Kürt açılımından-Gezi olaylarına
Erdoğan'ın demokratikleşme sürecinde Kürtelere yönelik yapılan çalışmalardan bugün bir Kürt cumhurbaşkanı adayı olmasına, #Ergenekon sürecinde kendisine muhalif olanları askerden gazeteciye hapsa attırmasına bu yolda Fethullah Gülen'le işbirliğine ve daha sonra onunla bağları koparmasına, hakkındaki yolsuzluk iddialarına kadar pek çok konuya değinilen metinde, eleştirel dil oldukça az ve yerinde kullanılmış.

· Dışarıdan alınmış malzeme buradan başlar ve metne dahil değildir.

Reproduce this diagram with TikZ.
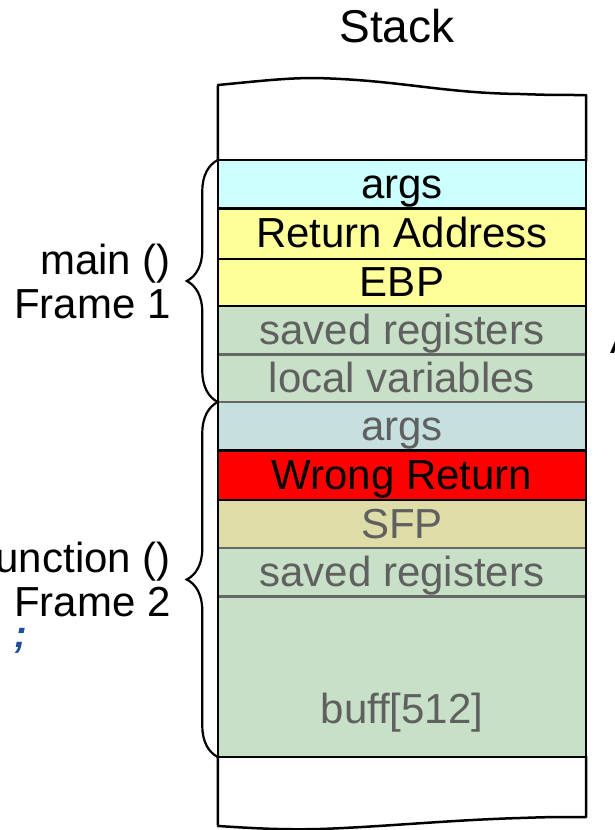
\documentclass[tikz,border=0pt]{standalone}
\usepackage{fontspec}
\setmainfont{Liberation Sans}
\setmonofont{Liberation Mono}
\usepackage{tikz}
\usetikzlibrary{positioning,decorations.pathreplacing}

\definecolor{argscyan}{HTML}{CCFFFF}
\definecolor{retyellow}{HTML}{FFFF99}
\definecolor{regsgreen}{HTML}{C7E0C7}
\definecolor{argsgrey}{HTML}{C6E0E0}
\definecolor{sfpkhaki}{HTML}{DEDDA8}
\definecolor{fadedtext}{HTML}{606060}
\definecolor{sepgrey}{HTML}{666666}
\definecolor{codeblue}{HTML}{1F4E9A}

\begin{document}
\begin{tikzpicture}[
  x=1pt, y=-1pt,
  cell/.style={minimum width=368pt, minimum height=48pt, inner sep=0pt,
    text height=31pt, text depth=3pt, font=\fontsize{42}{46}\selectfont},
  faded/.style={text=fadedtext},
  edge-black/.style={line width=2.5pt, line cap=rect},
  edge-grey/.style={line width=2.5pt, draw=sepgrey},
  frame-brace/.style={decorate, decoration={brace, amplitude=31pt}, line width=2.2pt},
  frame-label/.style={midway, left=46pt, align=right, inner sep=0pt, font=\fontsize{42}{44}\selectfont}
]
  \useasboundingbox (0,0) rectangle (615,830);

  \node (title) at (397,26) {\fontsize{46}{50}\selectfont Stack};

  % frame of main ()
  \node (args-main) [cell, fill=argscyan, anchor=north] at (402,160) {args};
  \node (ret-main) [cell, fill=retyellow, below=0pt of args-main, minimum height=50pt] {Return Address};
  \node (ebp-main) [cell, fill=retyellow, below=0pt of ret-main, minimum height=47pt] {EBP};
  \node (regs-main) [cell, fill=regsgreen, faded, below=0pt of ebp-main] {saved registers};
  \node (locals-main) [cell, fill=regsgreen, faded, below=0pt of regs-main, minimum height=47pt] {local variables};

  % frame of function ()
  \node (args-func) [cell, fill=argsgrey, faded, below=0pt of locals-main] {args};
  \node (ret-func) [cell, fill=red, below=0pt of args-func, minimum height=49pt] {Wrong Return};
  \node (sfp-func) [cell, fill=sfpkhaki, faded, below=0pt of ret-func] {SFP};
  \node (regs-func) [cell, fill=regsgreen, faded, below=0pt of sfp-func] {saved registers};
  \node (buff-func) [cell, fill=regsgreen, faded, below=0pt of regs-func, minimum height=160pt, text height=96pt] {buff[512]};

  % separators
  \foreach \cell in {args-main,ret-main,ebp-main,args-func,ret-func,buff-func}
    \draw[edge-black] (\cell.south west) -- (\cell.south east);
  \foreach \cell in {regs-main,locals-main,sfp-func,regs-func}
    \draw[edge-grey] (\cell.south west) -- (\cell.south east);
  \draw[edge-black] (args-main.north west) -- (args-main.north east);
  \draw[edge-black] (args-main.north west) -- (buff-func.south west);
  \draw[edge-black] (args-main.north east) -- (buff-func.south east);

  % torn ends of the stack
  \draw[edge-black, line join=round] (args-main.north west) -- (218,85)
    .. controls (260,81) and (285,78) .. (315,78)
    .. controls (400,80) and (440,93) .. (520,94)
    .. controls (550,95) .. (args-main.north east |- 0,95) -- (args-main.north east);
  \draw[edge-black, line join=round] (buff-func.south west) -- (218,826)
    .. controls (250,828) and (280,830) .. (320,829)
    .. controls (380,827) and (450,820) .. (520,818)
    .. controls (550,817) .. (buff-func.south east |- 0,817) -- (buff-func.south east);

  % braces
  \draw[frame-brace] (args-func.north west) -- node[frame-label] (main-label) {main ()\\Frame 1} (args-main.north west);
  \draw[frame-brace] (buff-func.south west) -- node[frame-label] (func-label) {Function ()\\Frame 2} (args-func.north west);

  \node (semicolon) [anchor=base west, inner sep=0pt, text=codeblue, font=\fontsize{38}{40}\selectfont\bfseries\itshape] at (14,647) {;};
  \node (cut-a) [anchor=base west, inner sep=0pt, font=\fontsize{40}{44}\selectfont] at (610,353) {A};
\end{tikzpicture}
\end{document}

Erdoğan devleti sınır tanımayacak
12 yıllık dönemi 16 sayfada özetlemeye/eleştirmeye çalışan muhabirler gezi olaylarının çıkışı ve Erdoğan'ın bunu çılgın projelerine karşı bir ayaklanma olarak algılamasını, baskıcı tutumunu anlatırken, yaşam tarzına müdahaleleri, geçen dönemlerdeki, kürtaj-alkol düzenlemelerinden bir kaç gün önce kahkaha ve iffet ilişkilendirmesi yapan Bülent Arınç'a kadar pek çok detayı "Yeni Padişah" haberinde gündeme getiriyor. Yazının ilk bölümünün son cümleleri ilginç: Barolar Birliği Başkanı Metin Feyzioğlu, Erdoğan cumhurbaşkanı seçilirse despotizmin hiçbir sınırı kalmayacağını, Hukukçu Profesör Bertan Tokuzlu ise Türkiye'nin tek adam devleti haline geleceğini söylüyorlar.
Almanya, Türkiye'nin 6.büyük seçim bölgesi
Röportajın son bölümünde Almanya'daki #Erdoğan algısı Köln mitingleri ve Erdoğan hayranı bir vatandaşla, Erdoğan karşıtlarının gerekçeleri üzerinden anlatılıyor. Almanya, 1,4 milyonluk şeçmen kitlesiyle Türkiye'nin 6. büyük seçim bölgesi. Ve bu kitleyi ilk dikkate alan onlar için Erdoğan. Bu bağlamda hakkını teslim etmek gerekiyor. Almanyalı Türklerin Erdoğan'a ve Türkiye siyasetine bu kadar angaje olmaları da Almanya siyasetine ve Türklerin bu bağlamda duygusal kimliklerini Türkiye'de bulmalarıyla açıklanıyor.
Der Spiegel'in Katrin Elger, Özlem Gezer imzalı haberi daha çok, Alman okuyucuların olan biteni anlamasına yönelik geniş bir Erdoğanlı Türkiye özeti olmuş.